Honnêtement, le dispositif se dévoile un peu trop tôt dans le film, ou plutôt on le voit venir (sans que ça gâche quoi que ce soit cependant), de même que le « twist » à la fin. Mais là n’est pas le propos de Sono Sion.
Sorte de pendant féminin (et féministe) de « Cold Fish » (qui interrogeait la place de la virilité dans la société japonaise), « Guilty Of Romance » questionne le statut des femmes dans une société présentée comme outrageusement machiste. D’où le système allégorique du film, considéré par certains comme pataud, où la femme est réifiée à l’extrême (l’image, à la Mario Bava période « Six Femmes pour l’Assassin », des mannequins). Moi cette approche ne m’a pas gêné, c’est raccord avec la « frontalité » dont Sono Sion fait usage dans sa mise en scène.
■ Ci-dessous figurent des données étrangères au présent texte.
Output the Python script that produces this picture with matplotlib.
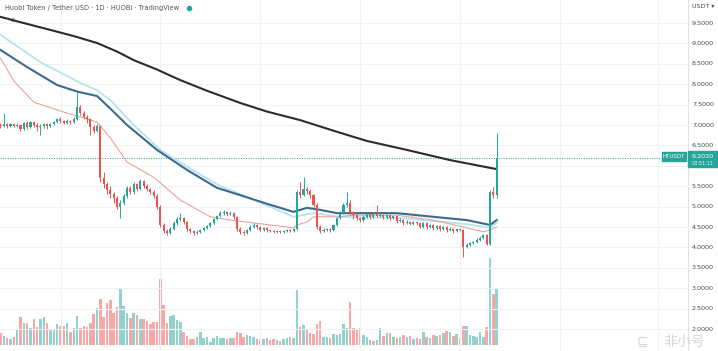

Le sel du film est de toutes façons ailleurs, dans cette façon typique de faire « monter », en termes d’échelle des enjeux, une névrose individuelle à l’échelle de toute une ville, une communauté ou un pays (les tueries exponentielles de « Cold Fish », les suicides de masses de « Suicide Club », les conspirations à l’oeuvre dans « Love Exposure »…). Ici, le trouble sexuel de « l’héroïne » semble avoir gagné l’ensemble de la société tokyoïte, et pas juste celle dans la marge qui peuple les quartiers interlopes, la nuit.
Il y a aussi du Bunuel dans la façon dont Sono Sion organise ses boucles, récurrences et autres répétitions (quitte à répéter certains plans ce qui est bien vu), mais lardées de quelques petites variations qui portent le sens de son récit : un truc que fait le réal et que j’adore, c’est cette façon de montrer deux fois le même plan, mais filmé de manière discrètement différente, avec un positionnement en décalage de la caméra. Ce décalage, c’est le film qui bascule dans l’étrange et la folie.

Malgré son côté trash assumé (c’est très cul et assez violent), le film interroge quand même le sens moral de ses personnages, et à la manière d’un Antonioni par exemple avant lui, le cinéaste semble se demander si l’émancipation d’un code moral trop strict par le biais de l’absence de morale tout court ne reviendrait pas à la ruine de l’âme.
Un questionnement profond, dont les amateurs de pinku-eiga de la grande époque (à la Wakamatsu, dans les années 60) ont l’habitude : ses films fripons produits par la Nikkatsu (LA boîte de prods « historique » des pinku), comme d’ailleurs ce « Guilty of Romance » bien dans la tradition, ont depuis longtemps prouver leur capacité à transcender un cahier de charges sommaire (du cul, en gros) pour proposer quelque chose de plus fort…tout en satisfaisant les érotomanes. Chapeau !!

EDIT : la version que j’ai vu est la version longue de 2 h 18 ; il en existe une autre plus courte d’1 h 52 : c’est cette dernière que préfère l’auteur. A bon entendeur…

et bé, tu sais donner envie.

Fonce, tu vas adorer, j’en suis certain.